Ближе к часу ночи дождь усилился. После двух он заметно ослаб. По жестяным козырькам, за окнами, стало барабанить реже. Вместо дождливого шипения, сквозь оконные решетки прорвался запах свежести. За больницей, в ее внутреннем дворе, располагался небольшой сад, именно он наполнил воздух запахом сирени и мокрой травы. Печальный, скучный ветер стал окрашен ароматами желтых тюльпанов и проник в каждый уголок палаты, властно разгуливая по закоулкам тоннелей коридоров. Весну теперь чувствовали даже стены больницы. Проронив последнюю каплю дождя, опустошенные тучи вздохнули и задремали над крышей, их бы даже не было видно, если бы не свет луны, который, казалось, подсвечивал облака изнутри, придавая им грозный вид. Больница и ее сад казались немного одинокими, желтоватый свет из коридорных окон в этих бледных лучах, наделял здание ложной таинственностью.
Маргарита, дежурившая этой ночью на третьем этаже, чувствовала себя не очень хорошо. Днем ее мучила сильная мигрень, а сейчас голова казалась наполненной свинцом. Шел уже третий час, утомленность опускала веки на глаза. Она сидела за столом в конце коридора, ее руки освещал свет тусклого ночника; весь коридор был залит оранжевым, вздрагивающим светом лампы. На столе лежал томик Джоан Роулинг с закладкой на сто шестой странице, рядом возле ночника, червовым валетом вверх, лежала колода карт, оставленная каким-то санитаром с прошлого дежурства. Джоан Роулинг плохо читалась этой ночью, тяжелая голова, притупленные от мигрени мысли не позволяли сосредоточиться. В коридоре было абсолютно тихо, лишь капли дождя срывались с крыш, цепляя на пути все выступы. Над дверью лифта застыла электронная, зеленая цифра "1". Механизмы, медицинская аппаратура, пациенты – все вокруг было погружено в сон.
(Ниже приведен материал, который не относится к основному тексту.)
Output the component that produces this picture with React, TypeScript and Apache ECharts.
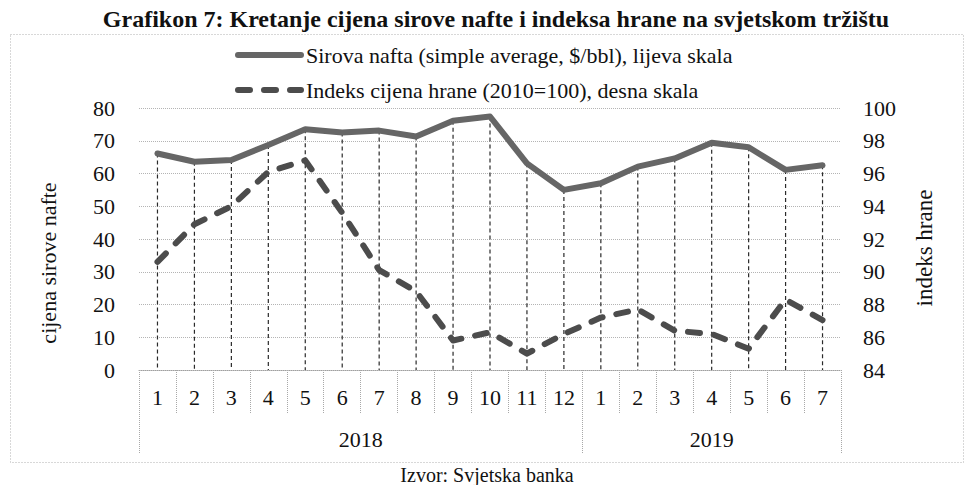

Она вздохнула, печально подпухшими глазами взглянула на свою книгу, мысленно снова постаралась ее открыть. Если все, что у тебя есть с собой – это книга, но тебе не хочется читать, значит, ты в той еще западне. Где-то, в одной из палат, послышался хриплый мужской кашель. Маргарита узнала этот хрип – Леонид. Он, по всей видимости, переваливался с боку на бок.
Тишина. Лишь отдаленный писк старой ртутной лампы, на которой из-за сквозняка вздрагивают на паутинках высохшие насекомые. Звук этот словно заигрывает с навязчивым писком в ушах Маргариты. Дежурная опустила голову щекой на стол, затем подложила под голову руку. Перед ее глазами виднелся корешок книги. Она прикрыла тяжелые веки, фиолетовые капиллярчики наполнились кровью уставшей женщины. Веки, казалось, рухнули. Очень уж сильно хотелось спать. В глазах ощущалось жжение. Даже час сна, понимала она, спас бы ее от несносной усталости. Веки напряженно постарались подняться, но расплывающийся корешок книги растворялся в ее засыпающем сознании. Вся тяжелая тишина, вместе с ее мыслями, медленно закружились вокруг нее и стола, голова становится легче и сами тучи, казалось, шепчут ей: «Довольно… Спи с нами, после нашего дождя нечего бодрствовать». Она сладко засыпает. Дыхание дежурной медсестры становится ровнее, дневное напряжение без следа мигом ушло с ее лица, кожа посветлела, разгладилась. На ее мягкой руке глубоко заснул ее разум.
Сквозь сон она вновь услышала покашливание Леонида, эхо от стука капель дождя и далекий шелест молодых листьев. В своих собственных начинающихся сновидениях Маргарита становилась все более невесомой, не привязанной к этому столу, ночнику, коридору… Хотя, казалось, что вместе со всем этим она и уснула. Стены клиники становились все дальше от нее, кашель Леонида становился все тише, мысли ее теряли свою целостность и значимость. Очередное покашливание. Ну и черт с ним, этот умалишенный старик всегда во сне кашляет… Но кашель был недалеко. Сквозь сон и слабость Маргарита услышала этот звук около своего стола. Чепуха, такого быть не может, все пациенты закрыты в своих палатах снаружи! Она лично проверяла, так что все это ей кажется, не более. Но кашель, казалось, нарастал, и дежурная, возвращаясь из своих снов, все четче осознавала, что это кашель не Леонида. Голос казался тонким, превращаясь едва не в детский.